Work instructions → Exactly as written, write out the lines below from the first to the one containing "from matplotlib.ticker import", inclusive. Pictures do not belong in the copy.

--- Begin Dataset content ---

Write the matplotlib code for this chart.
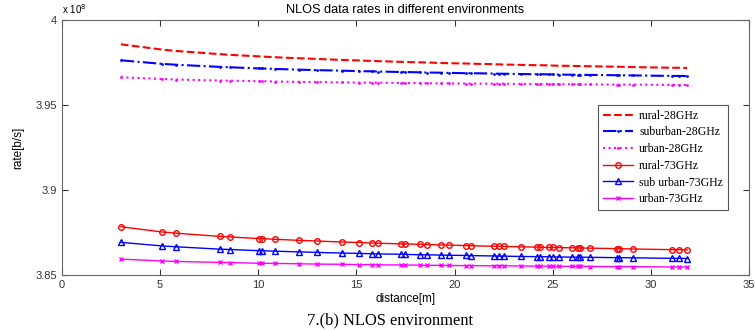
import matplotlib
matplotlib.use("Agg")
import matplotlib.pyplot as plt
from matplotlib.ticker import FormatStrFormatter

# distance [m] of every sample point
distance = [3.0, 5.1, 5.8, 8.05, 8.55, 10.05, 10.2, 10.85, 12.05, 13.0, 14.25,
            15.15, 15.8, 16.1, 17.25, 17.5, 18.25, 18.6, 19.3, 19.7, 20.6, 20.85,
            22.0, 22.25, 22.5, 23.4, 24.2, 24.35, 24.8, 25.0, 25.3, 26.0, 26.3,
            26.4, 26.9, 28.3, 28.4, 29.1, 31.1, 31.45, 31.85]

# rates in units of 1e8 b/s
rural_28 = [3.9857, 3.9826, 3.9818, 3.9799, 3.9795, 3.9786, 3.9785, 3.9781, 3.9775,
            3.9771, 3.9765, 3.9762, 3.9759, 3.9758, 3.9754, 3.9753, 3.9751, 3.9750,
            3.9747, 3.9746, 3.9744, 3.9743, 3.9740, 3.9739, 3.9738, 3.9736, 3.9734,
            3.9734, 3.9733, 3.9732, 3.9731, 3.9730, 3.9729, 3.9729, 3.9728, 3.9725,
            3.9725, 3.9723, 3.9719, 3.9719, 3.9718]
suburban_28 = [3.9763, 3.9742, 3.9737, 3.9724, 3.9722, 3.9715, 3.9715, 3.9712, 3.9708,
               3.9705, 3.9702, 3.9699, 3.9698, 3.9697, 3.9694, 3.9694, 3.9692, 3.9691,
               3.9690, 3.9689, 3.9687, 3.9687, 3.9685, 3.9684, 3.9684, 3.9682, 3.9681,
               3.9681, 3.9680, 3.9680, 3.9679, 3.9678, 3.9678, 3.9677, 3.9677, 3.9675,
               3.9675, 3.9674, 3.9671, 3.9671, 3.9670]
urban_28 = [3.9663, 3.9653, 3.9650, 3.9644, 3.9643, 3.9640, 3.9640, 3.9638, 3.9636,
            3.9635, 3.9633, 3.9632, 3.9631, 3.9631, 3.9630, 3.9629, 3.9629, 3.9628,
            3.9627, 3.9627, 3.9626, 3.9626, 3.9625, 3.9625, 3.9625, 3.9624, 3.9623,
            3.9623, 3.9623, 3.9622, 3.9622, 3.9622, 3.9621, 3.9621, 3.9621, 3.9620,
            3.9620, 3.9620, 3.9618, 3.9618, 3.9618]
rural_73 = [3.8784, 3.8753, 3.8746, 3.8727, 3.8724, 3.8714, 3.8714, 3.8710, 3.8704,
            3.8700, 3.8694, 3.8691, 3.8688, 3.8687, 3.8683, 3.8683, 3.8680, 3.8679,
            3.8677, 3.8676, 3.8673, 3.8672, 3.8669, 3.8669, 3.8668, 3.8666, 3.8664,
            3.8664, 3.8662, 3.8662, 3.8661, 3.8660, 3.8659, 3.8659, 3.8658, 3.8655,
            3.8655, 3.8653, 3.8649, 3.8649, 3.8648]
suburban_73 = [3.8692, 3.8671, 3.8666, 3.8652, 3.8650, 3.8643, 3.8643, 3.8640, 3.8636,
               3.8633, 3.8629, 3.8627, 3.8625, 3.8624, 3.8622, 3.8621, 3.8619, 3.8619,
               3.8617, 3.8616, 3.8615, 3.8614, 3.8612, 3.8611, 3.8611, 3.8609, 3.8608,
               3.8608, 3.8607, 3.8607, 3.8606, 3.8605, 3.8605, 3.8605, 3.8604, 3.8602,
               3.8602, 3.8601, 3.8598, 3.8598, 3.8597]
urban_73 = [3.8593, 3.8583, 3.8580, 3.8574, 3.8573, 3.8569, 3.8569, 3.8568, 3.8566,
            3.8564, 3.8563, 3.8561, 3.8561, 3.8560, 3.8559, 3.8559, 3.8558, 3.8557,
            3.8557, 3.8556, 3.8555, 3.8555, 3.8554, 3.8554, 3.8554, 3.8553, 3.8552,
            3.8552, 3.8552, 3.8552, 3.8551, 3.8551, 3.8551, 3.8551, 3.8550, 3.8549,
            3.8549, 3.8549, 3.8547, 3.8547, 3.8547]

x_ticks = [0, 5, 10, 15, 20, 25, 30, 35]
y_ticks = [3.85, 3.9, 3.95, 4.0]

plt.rcParams["font.family"] = ["Liberation Sans", "DejaVu Sans"]

fig = plt.figure(figsize=(7.55, 3.3), dpi=100)
ax = fig.add_axes([62 / 755, 55 / 330, 687 / 755, 255 / 330])

ax.plot(distance, rural_28, "--", color="#ff0000", lw=1.5, label="rural-28GHz")
ax.plot(distance, suburban_28, "-.", color="#0000ff", lw=1.5, marker=".",
        markersize=2, label="suburban-28GHz")
ax.plot(distance, urban_28, ":", color="#ff00ff", lw=1.5, marker=".",
        markersize=2, label="urban-28GHz")
ax.plot(distance, rural_73, "-", color="#ff0000", lw=1, marker="o",
        markersize=4, markerfacecolor="none", label="rural-73GHz")
ax.plot(distance, suburban_73, "-", color="#0000ff", lw=1, marker="^",
        markersize=4.5, markerfacecolor="none", label="sub urban-73GHz")
ax.plot(distance, urban_73, "-", color="#ff00ff", lw=1, marker="x",
        markersize=3.2, label="urban-73GHz")

ax.set_xlim(0, 35)
ax.set_ylim(3.85, 4.0)
ax.set_xticks(x_ticks)
ax.set_yticks(y_ticks)
ax.yaxis.set_major_formatter(FormatStrFormatter("%g"))
ax.tick_params(direction="in", length=4, labelsize=8, colors="#333333",
               top=True, right=True)
for spine in ax.spines.values():
    spine.set_color("#666666")
    spine.set_linewidth(0.8)

ax.set_title("NLOS data rates in different environments", fontsize=9.2, pad=5)
ax.set_xlabel("distance[m]", fontsize=8.5, labelpad=2)
ax.set_ylabel("rate[b/s]", fontsize=8.5, labelpad=8)
fig.text(62 / 755, 1 - 14 / 330, r"x 10$^8$", fontsize=7, ha="left", va="baseline")

leg = ax.legend(loc="upper right", bbox_to_anchor=(0.969, 0.667), fancybox=False,
                edgecolor="#555555", framealpha=1, handlelength=2.6,
                handletextpad=0.5, labelspacing=0.4, borderpad=0.4,
                borderaxespad=0, prop={"family": "Liberation Serif", "size": 8.5})
leg.get_frame().set_linewidth(0.8)

fig.text(390 / 755, 1 - 320 / 330, "7.(b) NLOS environment",
         family="Liberation Serif", fontsize=11.9, ha="center", va="center")

fig.savefig("out.png", dpi=100)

--- End Dataset content ---

Correct answer →
Write the matplotlib code for this chart.
import matplotlib
matplotlib.use("Agg")
import matplotlib.pyplot as plt
from matplotlib.ticker import FormatStrFormatter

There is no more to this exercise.